My border terrier is on a good quality kibble diet but I feed her treats every now and then such as tinned sardines. I stuff them in her kongs. Are tinned sardines ok? I assumed they were...


----------



## pogo (Jul 25, 2011)

Yes they are fine


----------



## cinnamontoast (Oct 24, 2010)

Yup, fab, I use the ones in tomato sauce. Great for the oil content. The ones in brine would need a thorough rinse first.


----------



## JessIncaFCR (Oct 1, 2012)

Yep, they're absolutely fine!  Mine love them and have them (as above) in tomato sauce


----------



## Lilylass (Sep 13, 2012)

Maisie _loves_ sardines & usually gets a tin once a week

She's not had any for absolutely ages tho'  as she's been on a diet and they are (which I was surprised at) quite high in fat

Must give her some as her (usually beautifully shiny) coat is looking a bit dull as she's been moulting for weeks


----------



## SusieRainbow (Jan 21, 2013)

Lilylass said:


> Maisie _loves_ sardines & usually gets a tin once a week
> 
> She's not had any for absolutely ages tho'  as she's been on a diet and they are (which I was surprised at) quite high in fat
> 
> Must give her some as her (usually beautifully shiny) coat is looking a bit dull as she's been moulting for weeks


My daughter suffers from ulcerative colitis and recommended sardines for Tango as she finds them very good for soothing her gut problems , in fact any oily fish is good apparently. Tango has them 2x weekly and is really well, her coat is beautiful ( for her ! ) and she ADORES them !!


----------



## BeauNoir (Sep 16, 2012)

Ours have sardines/mackerel in oil or tomato sauce once or twice a week, they adore them and they are so good for them!


----------



## Skinnywhippet (May 23, 2013)

Mine too, a tin of pilchards or sardines a week usually spread across 2 lunches. I usually rinse the tomato sauce off as she's not mad about it.

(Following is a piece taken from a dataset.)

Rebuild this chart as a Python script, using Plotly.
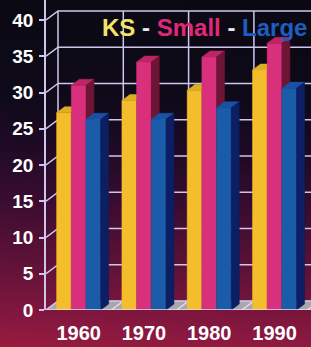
import plotly.graph_objects as go
import numpy as np

# ---------------- data ----------------
years = ["1960", "1970", "1980", "1990"]
series_names = ["KS", "Small", "Large"]
ks_values = [27.2, 28.9, 30.3, 33.1]
small_values = [31.0, 34.2, 34.9, 36.8]
large_values = [26.3, 26.3, 27.9, 30.6]
y_tick_values = [0, 5, 10, 15, 20, 25, 30, 35, 40]

# ---------------- style / geometry ----------------
W, H = 311, 347
X0PX, Y0PX = 46, 310          # pixel position of the front-left axis origin
PXX, PXY = 65.3, 7.25         # pixels per x unit / per y unit
x_range = [-0.5, -0.5 + (W - X0PX) / PXX]
y_range = [0, Y0PX / PXY]

BW = 0.225                    # bar front width (x units)
BDX, BDY = 8 / PXX, 6 / PXY   # bar depth offset
WDX, WDY = 12 / PXX, 9 / PXY  # wall depth offset

colors = {
    "KS":    dict(front="#f4bd2c", top="#dcae22", side="#a47612"),
    "Small": dict(front="#d8307c", top="#bd2565", side="#6e1434"),
    "Large": dict(front="#1b5ca8", top="#1852a6", side="#0b1f62"),
}
title_colors = {"KS": "#f2e36a", "Small": "#e0287a", "Large": "#1c5ec2"}
GRID = "#cfc6ee"
FONT = "Liberation Sans, Arial, sans-serif"

fig = go.Figure()

# ---------------- background gradient ----------------
gy = np.linspace(0, H, 60)
gx = np.linspace(0, W, 20)
gz = [[(py / H) * 0.96 + 0.04 * (1 - px / W) for px in gx] for py in gy]
fig.add_trace(go.Heatmap(
    x=gx, y=gy, z=gz, zmin=0, zmax=1, zsmooth="best", showscale=False,
    hoverinfo="skip", xaxis="x", yaxis="y",
    colorscale=[[0.0, "#0a0912"], [0.3, "#0f0a1a"], [0.42, "#1c0a24"],
                [0.58, "#380c30"], [0.78, "#641238"], [0.94, "#8a1840"],
                [1.0, "#981c3c"]],
))

def line(xs, ys, color=GRID, width=1.5):
    fig.add_trace(go.Scatter(x=xs, y=ys, mode="lines", xaxis="x2", yaxis="y2",
                             line=dict(color=color, width=width),
                             hoverinfo="skip", showlegend=False))

def poly(xs, ys, color):
    fig.add_trace(go.Scatter(x=xs, y=ys, mode="lines", fill="toself",
                             fillcolor=color, xaxis="x2", yaxis="y2",
                             line=dict(color=color, width=0.5),
                             hoverinfo="skip", showlegend=False))

xl, xr = x_range[0], x_range[1] + 0.5
ytop = y_tick_values[-1]

# floor
poly([xl, xr, xr + WDX, xl + WDX, xl], [0, 0, WDY, WDY, 0], "#a9a7ad")

# back wall horizontal grid lines + left wall diagonals
gxs, gys = [], []
for v in y_tick_values:
    gxs += [xl, xl + WDX, xr + WDX, None]
    gys += [v, v + WDY, v + WDY, None]
line(gxs, gys)
# back wall vertical lines
vxs, vys = [], []
for k in range(len(years) + 1):
    vxs += [xl + k + WDX, xl + k + WDX, None]
    vys += [WDY, ytop + WDY, None]
line(vxs, vys)
# floor diagonals at category boundaries
fxs, fys = [], []
for k in range(1, len(years) + 1):
    fxs += [xl + k, xl + k + WDX, None]
    fys += [0, WDY, None]
line(fxs, fys, color="#e6e2f2", width=1.2)

# ---------------- bars (front, top, side faces) ----------------
all_values = {"KS": ks_values, "Small": small_values, "Large": large_values}
for si, name in enumerate(series_names):
    c = colors[name]
    for ci, v in enumerate(all_values[name]):
        x0 = ci - 1.5 * BW + si * BW
        x1 = x0 + BW
        poly([x0, x1, x1, x0, x0], [0, 0, v, v, 0], c["front"])
        poly([x0, x1, x1 + BDX, x0 + BDX, x0], [v, v, v + BDY, v + BDY, v], c["top"])
        poly([x1, x1 + BDX, x1 + BDX, x1, x1], [0, BDY, v + BDY, v, 0], c["side"])

# front floor edge
line([xl, xr], [0, 0], color="#e6e2f2", width=1.5)

# ---------------- title (legend text) ----------------
title = ("<b><span style='color:%s'>KS</span> <span style='color:#e8e6ee'>-</span> "
         "<span style='color:%s'>Small</span> <span style='color:#e8e6ee'>-</span> "
         "<span style='color:%s'>Large</span></b>") % (
    title_colors["KS"], title_colors["Small"], title_colors["Large"])

fig.update_layout(
    width=W, height=H,
    margin=dict(l=0, r=0, t=0, b=0, pad=0, autoexpand=False),
    paper_bgcolor="#0a0912", plot_bgcolor="rgba(0,0,0,0)",
    showlegend=False,
    xaxis=dict(domain=[0, 1], range=[0, W], visible=False, fixedrange=True,
               automargin=False),
    yaxis=dict(domain=[0, 1], range=[H, 0], visible=False, fixedrange=True,
               automargin=False),
    xaxis2=dict(domain=[X0PX / W, 1], range=x_range, anchor="y2",
                tickvals=list(range(len(years))), ticktext=years,
                showgrid=False, zeroline=False, showline=False, ticks="",
                ticklabelstandoff=9, automargin=False, fixedrange=True,
                tickfont=dict(family=FONT, size=20, color="white", weight="bold")),
    yaxis2=dict(domain=[(H - Y0PX) / H, 1], range=y_range, anchor="x2",
                tickvals=y_tick_values, showgrid=False, zeroline=False,
                showline=True, linecolor=GRID, linewidth=1.5,
                ticks="outside", ticklen=5, tickcolor=GRID, tickwidth=1.5,
                ticklabelstandoff=2, automargin=False, fixedrange=True,
                tickfont=dict(family=FONT, size=19, color="white", weight="bold")),
    annotations=[dict(text=title, x=100 / W, y=1 - 27 / H, xref="paper", yref="paper",
                      xanchor="left", yanchor="middle", showarrow=False,
                      font=dict(family=FONT, size=24))],
)

fig.write_html("out.html", config={"displayModeBar": False},
               post_script="document.body.style.margin='0';document.body.style.overflow='hidden';")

Great way to give them something tasty and healthy. ..


----------



## GoldenRetrieverman (Sep 7, 2012)

I get asda smart price sardines in tomato sauce. 34p :thumbup:


----------



## CheddarS (Dec 13, 2011)

Mine loves sardines and mackerel in oil.


----------



## 8tansox (Jan 29, 2010)

I think my two would leave home if they didn't get their sardines in oil weekly. I usually drop an egg in too, with a bit of crushed up shell. Perfect.


----------